Ich spüre, dass The Bird People in China eine Ebene enthält, die über allen kulturellen Differenzen und politischen Doktrinen steht (und damit ein bißchen rebellisch bleibt, denn keine politische Doktrin hat solche für sie ungreifbaren Ebenen besonders gern: Man kann dort keine Propagandaplakate aufhängen). Auf dieser Ebene ist die Zeit keine Sache der Uhren, sondern der persönlichen Schrittgeschwindigkeit. Das Fliegen ist dort eine Kunst, die nichts mit Aerodynamik, sondern mit dem Vertrauen in das eigene Vermögen zur Freiheit zu tun hat. Und für mich als dem Betrachter des Films ist es die Ebene, auf der ich mich löse von dem Gedanken, eine feste, von Ihnen womöglich ohnehin gar nicht strikt vorgegebene Deutung nachvollziehen zu wollen, sondern mich dem unbeschwerten Gleitflug der Assoziation überlasse. Wo mich das irgendwann hinträgt, kann ich hier sicherlich nicht schon nach einmaligem Betrachten sagen.

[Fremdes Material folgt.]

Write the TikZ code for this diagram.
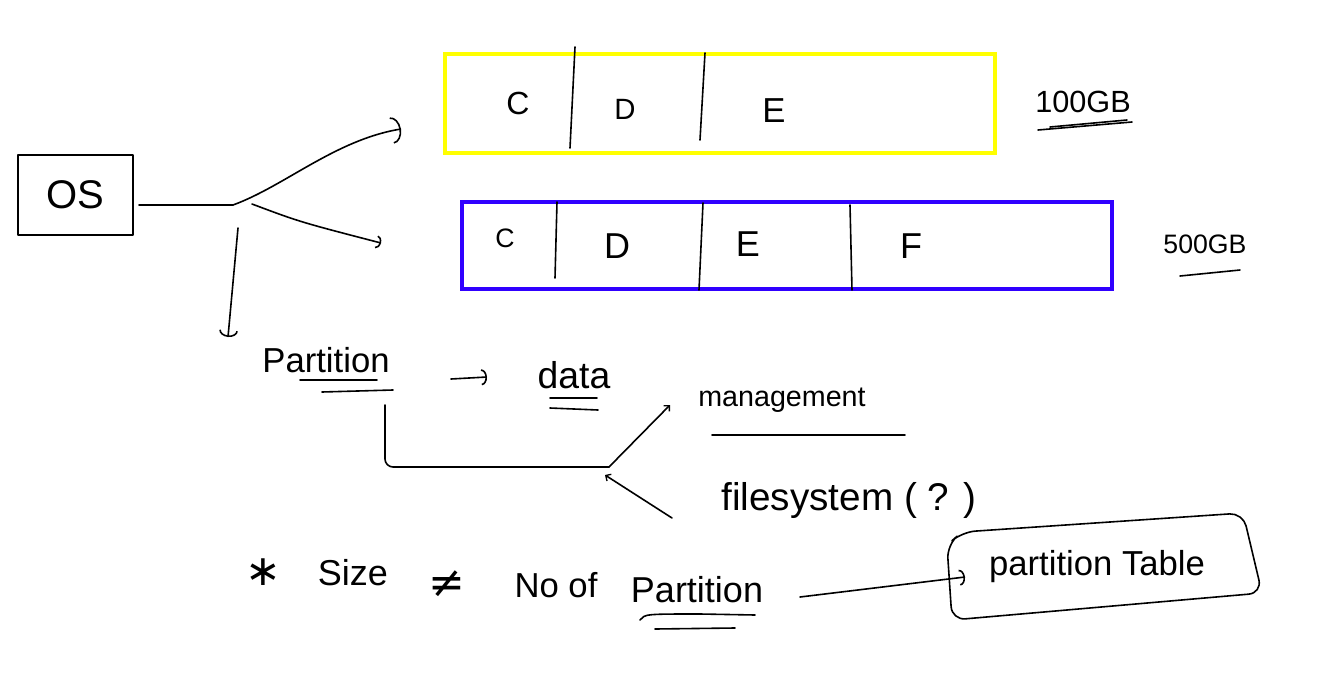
\documentclass[tikz,border=0pt]{standalone}
\usepackage{fontspec}
\setmainfont{Liberation Sans}
\newfontfamily\symbolfont{DejaVu Sans}
\usetikzlibrary{arrows.meta}
\definecolor{diskyellow}{RGB}{255,255,0}
\definecolor{diskblue}{RGB}{48,0,255}
\begin{document}
\begin{tikzpicture}[x=0.75pt,y=-0.75pt,
  pen/.style={line width=1.2pt, line cap=round, line join=round},
  hd/.style={-{Arc Barb[length=#1*0.35pt,width=#1*1pt,line width=1.2pt]}},
  sm/.style={-{Straight Barb[length=3pt,width=6pt,line width=1pt]}},
  tx/.style={inner sep=0pt, font=\fontsize{#1}{#1}\selectfont},
  sx/.style={inner sep=0pt, font=\fontsize{#1}{#1}\selectfont\symbolfont},
  diskline/.style={draw=#1, line width=3pt}]
\useasboundingbox (0,0) rectangle (1340,689);

% OS box and branches
\node[draw, pen, minimum width=86pt, minimum height=60pt, tx=30] (os) at (75.5,195) {OS};
\coordinate (hub) at (233,205);
\coordinate (hubR) at (252,204);
\coordinate (hubD) at (238,228);
\coordinate (ar1) at (401,129);
\coordinate (ar2) at (381,243);
\coordinate (ar3) at (228,337);
\draw[pen, shorten <=4pt] (os.east |- hub) -- (hub);
\draw[pen, hd=20] (hub) .. controls (285,186) and (335,140) .. (ar1);
\draw[pen, hd=10] (hubR) .. controls (300,222) .. (ar2);
\draw[pen, hd=14] (hubD) -- (ar3);

% disk 1 (100GB)
\coordinate (dk1a) at (445,54); \coordinate (dk1b) at (995,153);
\draw[diskline=diskyellow] (dk1a) rectangle (dk1b);
\coordinate (y1a) at (575,47); \coordinate (y1b) at (570,148);
\coordinate (y2a) at (705,53); \coordinate (y2b) at (700,140);
\draw[pen] (y1a) -- (y1b);
\draw[pen] (y2a) -- (y2b);
\node[tx=24] (c1) at (518,103) {C};
\node[tx=22] (d1) at (625,109) {D};
\node[tx=26] (e1) at (774,111) {E};
\node[tx=23] (g1) at (1083,102) {100GB};
\coordinate (u1a) at (1038,130); \coordinate (u1b) at (1132,122);
\coordinate (u2a) at (1050,127); \coordinate (u2b) at (1127,120);
\draw[pen] (u1a) -- (u1b);
\draw[pen] (u2a) -- (u2b);

% disk 2 (500GB)
\coordinate (dk2a) at (462,202); \coordinate (dk2b) at (1112,289);
\draw[diskline=diskblue] (dk2a) rectangle (dk2b);
\coordinate (b1a) at (557,202); \coordinate (b1b) at (555,278);
\coordinate (b2a) at (703,203); \coordinate (b2b) at (699,290);
\coordinate (b3a) at (850,205); \coordinate (b3b) at (852,290);
\draw[pen] (b1a) -- (b1b);
\draw[pen] (b2a) -- (b2b);
\draw[pen] (b3a) -- (b3b);
\node[tx=20] (c2) at (505,238) {C};
\node[tx=27] (d2) at (617,246) {D};
\node[tx=27] (e2) at (748,244) {E};
\node[tx=27] (f2) at (911,246) {F};
\node[tx=20] (g2) at (1205,244) {500GB};
\coordinate (u3a) at (1180,276); \coordinate (u3b) at (1240,270);
\draw[pen] (u3a) -- (u3b);

% Partition -> data
\node[tx=26] (part) at (326,360) {Partition};
\coordinate (p1a) at (300,380); \coordinate (p1b) at (377,380);
\coordinate (p2a) at (322,392); \coordinate (p2b) at (393,390);
\draw[pen] (p1a) -- (p1b);
\draw[pen] (p2a) -- (p2b);
\coordinate (pa) at (451,379); \coordinate (pb) at (487,377);
\draw[pen, hd=12] (pa) -- (pb);
\node[tx=28] (data) at (574,375) {data};
\coordinate (d1a) at (550,398); \coordinate (d1b) at (597,398);
\coordinate (d2a) at (550,408); \coordinate (d2b) at (598,410);
\draw[pen] (d1a) -- (d1b);
\draw[pen] (d2a) -- (d2b);

% management / filesystem
\coordinate (ps) at (385,405);
\coordinate (pj) at (609,467);
\coordinate (mg) at (670,405);
\coordinate (fs0) at (672,518);
\coordinate (fs1) at (605,475);
\draw[pen, rounded corners=6pt] (ps) |- (pj);
\draw[pen, sm] (pj) -- (mg);
\draw[pen, sm] (fs0) -- (fs1);
\node[tx=21.5] (mgmt) at (782,400) {management};
\coordinate (m1a) at (712,435); \coordinate (m1b) at (905,435);
\draw[pen] (m1a) -- (m1b);
\node[tx=29] (fsys) at (849,500) {filesystem ( ? )};

% bottom note
\node[sx=32] (star) at (263,572) {∗};
\node[tx=27] (size) at (353,573) {Size};
\node[sx=33] (neq) at (447,584) {≠};
\node[tx=26] (noof) at (556,585) {No of};
\node[tx=27] (part2) at (697,590) {Partition};
\coordinate (q1a) at (640,620); \coordinate (q1b) at (755,615);
\coordinate (q2a) at (655,629); \coordinate (q2b) at (735,628);
\draw[pen] (q1a) .. controls (645,614) .. (700,614) -- (q1b);
\draw[pen] (q2a) -- (q2b);

% Partition Table
\coordinate (t1) at (947,545); \coordinate (t2) at (962,532);
\coordinate (t3) at (1243,513); \coordinate (t4) at (1262,593);
\coordinate (t5) at (952,620);
\draw[pen, rounded corners=10pt] (t2) -- (t3) -- (t4) -- (t5) -- (t1) -- cycle;
\node[tx=26] (ptab) at (1097,567) {partition Table};
\coordinate (la) at (800,597); \coordinate (lb) at (965,577);
\draw[pen, hd=12] (la) -- (lb);
\end{tikzpicture}
\end{document}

Es gibt Filme, die einem die Träume anderer vorführen. Es gibt Filme, die einen selbst dem Träumen näherbringen. Es gibt sogar Filmmomente, die einem für einen Moment Flügel verleihen. The The Bird People in China ist, für mich, jetzt und hier, kein solcher Film (und auch hier weiß ich noch nicht recht, woran das liegt). Aber beim Aufstehen nach dem Abspann habe ich doch den Boden für eine kurze Weile auf andere Art berührt.
Für dieses Gefühl möchte ich mich bei Ihnen bedanken.
Mit freundlichen Grüßen, Hendrik Schulthe
Dieser Beitrag erschien erstmals am 22. August 2008.